**DIRECTION**:
Retype every line from the start of the data down to and including the line with "const xTickLabels = [1000, 1500, 2000, 2500, 3000, 3500];". Skip the pictures.

**SUPPLIED INFORMATION**:
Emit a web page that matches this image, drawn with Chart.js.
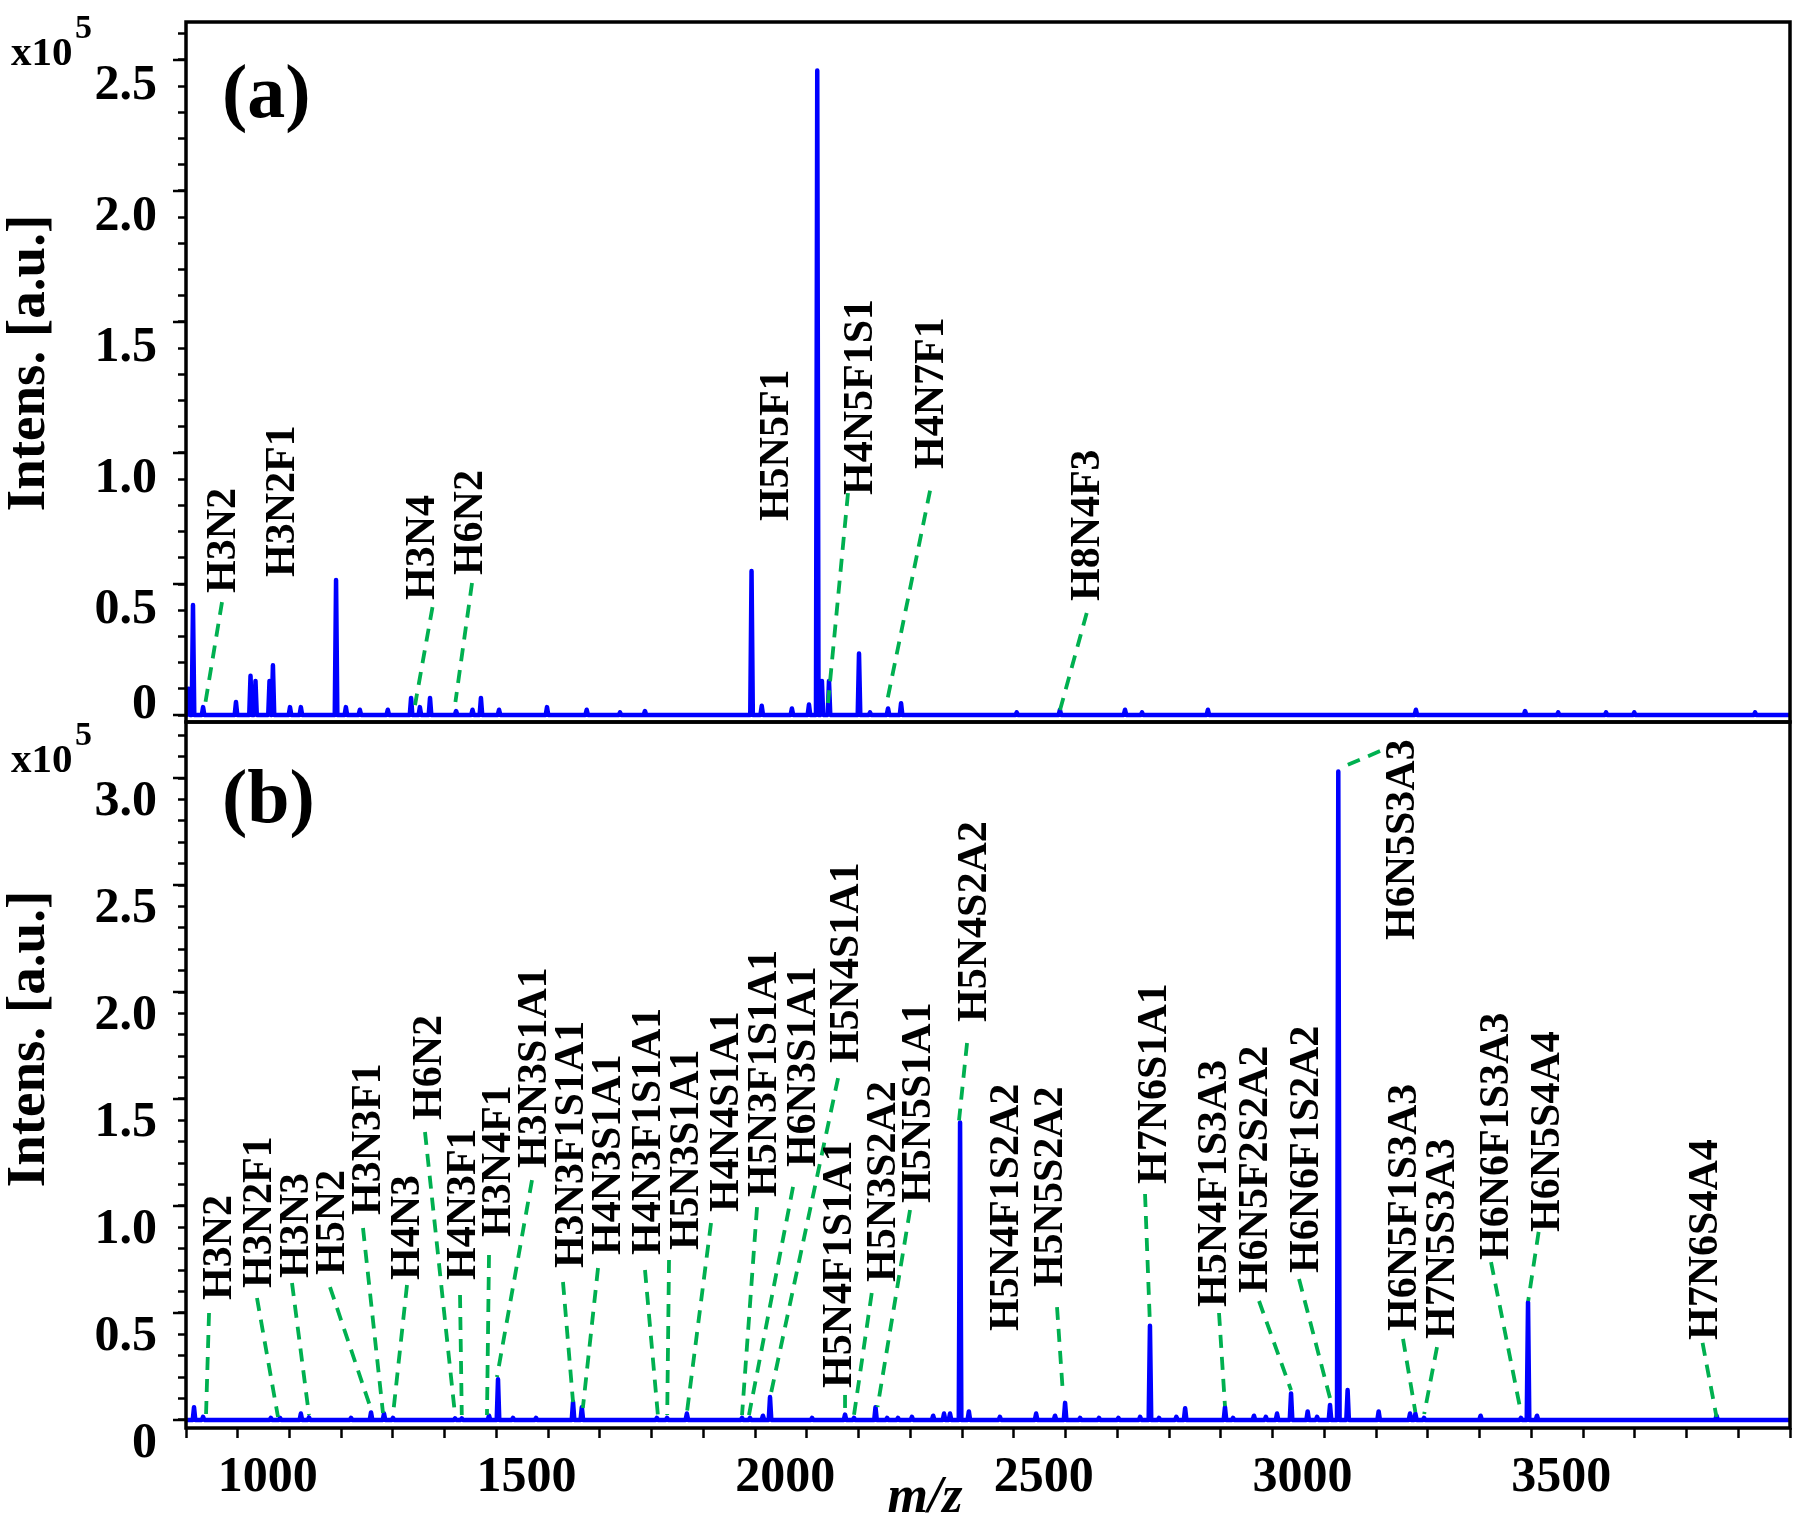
<!DOCTYPE html>
<html>
<head>
<meta charset="utf-8">
<script src="https://cdn.jsdelivr.net/npm/chart.js@4.4.1/dist/chart.umd.min.js"></script>
<style>
  html, body { margin: 0; padding: 0; background: #fff; }
  #wrap { position: relative; width: 1800px; height: 1524px; overflow: hidden; }
  #chartA { position: absolute; left: 0; top: 0; }
  #chartB { position: absolute; left: 0; top: 700px; }
</style>
</head>
<body>
<div id="wrap">
  <canvas id="chartA" width="1800" height="760"></canvas>
  <canvas id="chartB" width="1800" height="824"></canvas>
</div>
<script>
// m/z range and tick labels
const mzMin = 900;
const mzMax = 4000;
const xTickLabels = [1000, 1500, 2000, 2500, 3000, 3500];

// panel (a) spectrum peaks, intensity in 1e5
const peakMzA = [905, 913.5, 933, 996.6, 1024.7, 1034.3, 1061.4, 1068, 1101, 1122, 1190, 1209, 1236, 1290, 1335, 1352, 1371.6, 1422, 1453.7, 1470, 1505, 1597.7, 1674.4, 1738.8, 1787, 1993, 2012.7, 2071, 2104, 2120, 2129, 2142.7, 2200.7, 2222, 2256.8, 2282, 2505.5, 2589, 2714.8, 2747.7, 2875, 3277, 3488, 3552, 3644.5, 3699, 3932.5];
const peakIntA = [0.10, 0.42, 0.03, 0.05, 0.15, 0.13, 0.13, 0.19, 0.03, 0.03, 0.515, 0.03, 0.02, 0.02, 0.065, 0.03, 0.065, 0.015, 0.02, 0.065, 0.02, 0.03, 0.02, 0.01, 0.015, 0.55, 0.035, 0.025, 0.04, 2.46, 0.13, 0.13, 0.235, 0.01, 0.025, 0.045, 0.01, 0.02, 0.02, 0.01, 0.02, 0.02, 0.015, 0.01, 0.01, 0.01, 0.01];

// panel (b) spectrum peaks
const peakMzB = [915.5, 933, 1064, 1081.7, 1122, 1137.7, 1219, 1257.6, 1282.7, 1300, 1420, 1433, 1485.6, 1503, 1532, 1576.5, 1648, 1665, 1810, 1829.7, 1868, 1974.6, 1990, 2015, 2028.7, 2110, 2173.7, 2191, 2232.6, 2255, 2276, 2303, 2344, 2365, 2376.6, 2396, 2413, 2473, 2543, 2579.5, 2599, 2628, 2664.5, 2702, 2744, 2763, 2780.5, 2814, 2831, 2908, 2923.6, 2964, 2987, 3008.6, 3035.7, 3067.8, 3086, 3111, 3127, 3145, 3205, 3265.6, 3276, 3292.7, 3402, 3480, 3493.7, 3511, 3858];
const peakIntB = [0.06, 0.015, 0.01, 0.01, 0.03, 0.012, 0.01, 0.035, 0.03, 0.01, 0.008, 0.008, 0.02, 0.19, 0.01, 0.01, 0.085, 0.06, 0.01, 0.01, 0.03, 0.01, 0.01, 0.02, 0.107, 0.01, 0.025, 0.01, 0.06, 0.01, 0.01, 0.015, 0.02, 0.03, 0.03, 1.39, 0.04, 0.015, 0.03, 0.02, 0.08, 0.01, 0.01, 0.01, 0.015, 0.44, 0.01, 0.015, 0.055, 0.06, 0.01, 0.02, 0.015, 0.03, 0.124, 0.04, 0.015, 0.07, 3.03, 0.14, 0.04, 0.03, 0.03, 0.01, 0.02, 0.01, 0.55, 0.02, 0.02];

// panel (a) glycan labels: label foot (m/z, intensity) and leader line ends
const glycanA = ['H3N2', 'H3N2F1', 'H3N4', 'H6N2', 'H5N5F1', 'H4N5F1S1', 'H4N7F1', 'H8N4F3'];
const labelMzA = [967.6, 1082.4, 1352.3, 1445, 2036.5, 2197.8, 2336, 2637.5];
const labelIntA = [0.466, 0.527, 0.439, 0.534, 0.740, 0.840, 0.939, 0.435];
const leadFromMzA = [969.6, null, 1376.4, 1452.8, null, 2179.4, 2338, 2640.8];
const leadFromIntA = [0.431, null, 0.412, 0.504, null, 0.847, 0.856, 0.389];
const leadToMzA = [937.7, null, 1342.6, 1420.7, null, 2140.8, 2254.3, 2589.2];
const leadToIntA = [0.05, null, 0.038, 0.05, null, 0.046, 0.046, 0.019];

// panel (b) glycan labels
const glycanB = ['H3N2', 'H3N2F1', 'H3N3', 'H5N2', 'H3N3F1', 'H4N3', 'H6N2', 'H4N3F1', 'H3N4F1', 'H3N3S1A1', 'H3N3F1S1A1', 'H4N3S1A1', 'H4N3F1S1A1', 'H5N3S1A1', 'H4N4S1A1', 'H5N3F1S1A1', 'H6N3S1A1', 'H5N4S1A1', 'H5N4F1S1A1', 'H5N3S2A2', 'H5N5S1A1', 'H5N4S2A2', 'H5N4F1S2A2', 'H5N5S2A2', 'H7N6S1A1', 'H5N4F1S3A3', 'H6N5F2S2A2', 'H6N6F1S2A2', 'H6N5S3A3', 'H6N5F1S3A3', 'H7N5S3A3', 'H6N6F1S3A3', 'H6N5S4A4', 'H7N6S4A4'];
const labelMzB = [959.3, 1037.2, 1108.7, 1178.3, 1247.9, 1323.3, 1365.8, 1431.5, 1499.1, 1568.7, 1640.2, 1711.7, 1788.1, 1862.5, 1939.8, 2013.3, 2088.6, 2171.7, 2158.2, 2243.5, 2310.9, 2419.2, 2480, 2566, 2767, 2883, 2962.2, 3060.8, 3246.3, 3250.2, 3323.6, 3427.2, 3525.8, 3832];
const labelIntB = [0.561, 0.617, 0.664, 0.678, 0.958, 0.654, 1.402, 0.654, 0.855, 1.178, 0.710, 0.771, 0.771, 0.794, 0.972, 1.042, 1.182, 1.668, 0.150, 0.645, 1.014, 1.860, 0.416, 0.621, 1.103, 0.528, 0.593, 0.687, 2.243, 0.416, 0.379, 0.748, 0.879, 0.374];
const leadFromMzB = [944.5, 1037.2, 1104.9, 1178.3, 1242.1, 1327.1, 1361.9, 1429.6, 1485.6, 1568.7, 1628.6, 1696.3, 1787.1, 1833.5, 1914.7, 2003.6, 2073.2, 2160.2, 2173.7, 2225.3, 2299.3, 2409.5, null, 2583.4, 2753.5, 2896.5, 2973.8, 3051.1, 3207.7, 3252.1, 3317.8, 3422.2, 3514.2, 3831.0];
const leadFromIntB = [0.5, 0.570, 0.640, 0.621, 0.897, 0.631, 1.346, 0.584, 0.771, 1.121, 0.645, 0.710, 0.701, 0.748, 0.921, 0.995, 1.089, 1.598, 0.117, 0.593, 0.981, 1.762, null, 0.528, 1.056, 0.5, 0.556, 0.659, 3.126, 0.379, 0.341, 0.738, 0.879, 0.360];
const leadToMzB = [938.7, 1077.8, 1137.7, 1259.5, 1280.7, 1300, 1420, 1433, 1481.7, 1501, 1648, 1667, 1812, 1830, 1868, 1974.6, 1988, 2029, 2173.7, 2191, 2236.5, 2394, null, 2595, 2763, 2908, 3035.7, 3113, 3130, 3276, 3293, 3480, 3494, 3858];
const leadToIntB = [0.023, 0.014, 0.023, 0.037, 0.033, 0.023, 0.023, 0.023, 0.023, 0.201, 0.084, 0.056, 0.023, 0.023, 0.033, 0.023, 0.023, 0.107, 0.023, 0.023, 0.061, 1.40, null, 0.117, 0.444, 0.065, 0.140, 0.084, 3.046, 0.037, 0.028, 0.037, 0.556, 0.014];

const serif = '"Liberation Serif", "Times New Roman", serif';
Chart.defaults.font.family = serif;
Chart.defaults.color = '#000';

// stick peaks -> narrow line profile on a flat baseline
const spectrum = (mz, inten) => {
    const pts = [{ x: mzMin, y: 0 }];
    mz.forEach((m, i) => {
        pts.push({ x: m - 2.5, y: 0 }, { x: m, y: inten[i] }, { x: m + 2.5, y: 0 });
    });
    pts.push({ x: mzMax, y: 0 });
    return pts;
};

const yTickLabel = (hideZero) => (v) => {
    const t = Math.round(v * 10);
    if (t % 5 !== 0) return '';
    if (t === 0) return hideZero ? '' : '0';
    return (t / 10).toFixed(1);
};

// box round the plot area, plus longer marks at the labelled y ticks
const framePlugin = {
    id: 'frame',
    afterDraw(chart) {
        const { ctx, chartArea: a } = chart;
        const ys = chart.scales.y;
        ctx.save();
        ctx.strokeStyle = '#000';
        ctx.lineWidth = 2.5;
        ys.ticks.forEach((t) => {
            if (Math.round(t.value * 10) % 5 !== 0) return;
            const py = ys.getPixelForValue(t.value);
            ctx.beginPath();
            ctx.moveTo(a.left - 13, py);
            ctx.lineTo(a.left, py);
            ctx.stroke();
        });
        ctx.lineWidth = 3.5;
        ctx.strokeRect(a.left, a.top, a.right - a.left, a.bottom - a.top);
        ctx.restore();
    }
};

const decorPlugin = (cfg) => ({
    id: 'decor',
    afterDatasetsDraw(chart) {
        const { ctx } = chart;
        const xs = chart.scales.x, ys = chart.scales.y;
        ctx.save();
        // leader lines
        ctx.strokeStyle = '#00b050';
        ctx.lineWidth = 3.8;
        ctx.setLineDash([13, 9]);
        cfg.names.forEach((n, i) => {
            if (cfg.fromMz[i] === null) return;
            ctx.beginPath();
            ctx.moveTo(xs.getPixelForValue(cfg.fromMz[i]), ys.getPixelForValue(cfg.fromInt[i]));
            ctx.lineTo(xs.getPixelForValue(cfg.toMz[i]), ys.getPixelForValue(cfg.toInt[i]));
            ctx.stroke();
        });
        ctx.setLineDash([]);
        // rotated glycan names
        ctx.fillStyle = '#000';
        ctx.font = 'bold 42px ' + serif;
        ctx.textAlign = 'left';
        ctx.textBaseline = 'alphabetic';
        cfg.names.forEach((n, i) => {
            ctx.save();
            ctx.translate(xs.getPixelForValue(cfg.labelMz[i]), ys.getPixelForValue(cfg.labelInt[i]));
            ctx.rotate(-Math.PI / 2);
            ctx.fillText(n, 0, 14);
            ctx.restore();
        });
        ctx.restore();
    },
    afterDraw(chart) {
        const { ctx } = chart;
        const ys = chart.scales.y;
        ctx.save();
        ctx.fillStyle = '#000';
        ctx.textBaseline = 'alphabetic';
        ctx.textAlign = 'left';
        ctx.font = 'bold 76px ' + serif;
        ctx.fillText(cfg.panel, 222, cfg.panelY);
        ctx.font = 'bold 41px ' + serif;
        ctx.fillText('x10', 11, cfg.expY);
        ctx.font = 'bold 34px ' + serif;
        ctx.fillText('5', 75, cfg.expY - 27);
        // axis title
        ctx.save();
        ctx.translate(30, cfg.titleY);
        ctx.rotate(-Math.PI / 2);
        ctx.textAlign = 'center';
        ctx.textBaseline = 'middle';
        ctx.font = 'bold 55px ' + serif;
        ctx.fillText('Intens. [a.u.]', 0, 0);
        ctx.restore();
        if (cfg.zeroLabel) {
            ctx.font = 'bold 50px ' + serif;
            ctx.textAlign = 'right';
            ctx.textBaseline = 'middle';
            ctx.fillText('0', 157, ys.getPixelForValue(0) - 10);
        }
        if (cfg.xTitle) {
            ctx.font = 'italic bold 52px ' + serif;
            ctx.textAlign = 'center';
            ctx.textBaseline = 'alphabetic';
            ctx.fillText('m/z', 925, 812);
        }
        ctx.restore();
    }
});

const yScale = (min, max, offset, hideZero) => ({
    type: 'linear',
    min, max,
    afterFit: (s) => { s.width = 186; s.paddingTop = 0; s.paddingBottom = 0; },
    border: { display: false },
    grid: { drawOnChartArea: false, drawTicks: true, tickLength: 8, tickWidth: 2.5, tickColor: '#000' },
    ticks: {
        stepSize: 0.1, includeBounds: false, autoSkip: false,
        padding: 21, labelOffset: offset,
        font: { size: 50, weight: 'bold' }, color: '#000',
        callback: yTickLabel(hideZero)
    }
});

const lineSet = (data) => ({
    data, borderColor: '#0000ff', borderWidth: 4.5, pointRadius: 0,
    tension: 0, borderJoinStyle: 'round', fill: false
});

new Chart(document.getElementById('chartA'), {
    type: 'line',
    data: { datasets: [lineSet(spectrum(peakMzA, peakIntA))] },
    options: {
        responsive: false, animation: false, devicePixelRatio: 1,
        layout: { padding: { top: 22, right: 10, bottom: 38, left: 0 } },
        plugins: { legend: { display: false }, tooltip: { enabled: false } },
        scales: {
            x: { type: 'linear', min: mzMin, max: mzMax, display: false },
            y: yScale(-0.0267, 2.645, 26, true)
        }
    },
    plugins: [framePlugin, decorPlugin({
        names: glycanA, labelMz: labelMzA, labelInt: labelIntA,
        fromMz: leadFromMzA, fromInt: leadFromIntA, toMz: leadToMzA, toInt: leadToIntA,
        panel: '(a)', panelY: 117, expY: 65, titleY: 363, zeroLabel: true, xTitle: false
    })]
});

new Chart(document.getElementById('chartB'), {
    type: 'line',
    data: { datasets: [lineSet(spectrum(peakMzB, peakIntB))] },
    options: {
        responsive: false, animation: false, devicePixelRatio: 1,
        layout: { padding: { top: 22, right: 10, bottom: 0, left: 0 } },
        plugins: { legend: { display: false }, tooltip: { enabled: false } },
        scales: {
            x: {
                type: 'linear', min: mzMin, max: mzMax,
                afterFit: (s) => { s.height = 96; s.paddingLeft = 0; s.paddingRight = 0; },
                border: { display: false },
                grid: { drawOnChartArea: false, drawTicks: true, tickLength: 10, tickWidth: 2.5, tickColor: '#000' },
                ticks: {
                    stepSize: 100, autoSkip: false, maxRotation: 0, minRotation: 0,
                    padding: 10, labelOffset: 30, font: { size: 50, weight: 'bold' }, color: '#000',
                    callback: (v) => xTickLabels.includes(Math.round(v)) ? String(Math.round(v)) : ''
                }
            },
            y: yScale(-0.0374, 3.2617, 24, false)
        }
    },
    plugins: [framePlugin, decorPlugin({
        names: glycanB, labelMz: labelMzB, labelInt: labelIntB,
        fromMz: leadFromMzB, fromInt: leadFromIntB, toMz: leadToMzB, toInt: leadToIntB,
        panel: '(b)', panelY: 122, expY: 72, titleY: 339, zeroLabel: false, xTitle: true
    })]
});
</script>
</body>
</html>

**CORRECT RESULT**:
Emit a web page that matches this image, drawn with Chart.js.
<!DOCTYPE html>
<html>
<head>
<meta charset="utf-8">
<script src="https://cdn.jsdelivr.net/npm/chart.js@4.4.1/dist/chart.umd.min.js"></script>
<style>
  html, body { margin: 0; padding: 0; background: #fff; }
  #wrap { position: relative; width: 1800px; height: 1524px; overflow: hidden; }
  #chartA { position: absolute; left: 0; top: 0; }
  #chartB { position: absolute; left: 0; top: 700px; }
</style>
</head>
<body>
<div id="wrap">
  <canvas id="chartA" width="1800" height="760"></canvas>
  <canvas id="chartB" width="1800" height="824"></canvas>
</div>
<script>
// m/z range and tick labels
const mzMin = 900;
const mzMax = 4000;
const xTickLabels = [1000, 1500, 2000, 2500, 3000, 3500];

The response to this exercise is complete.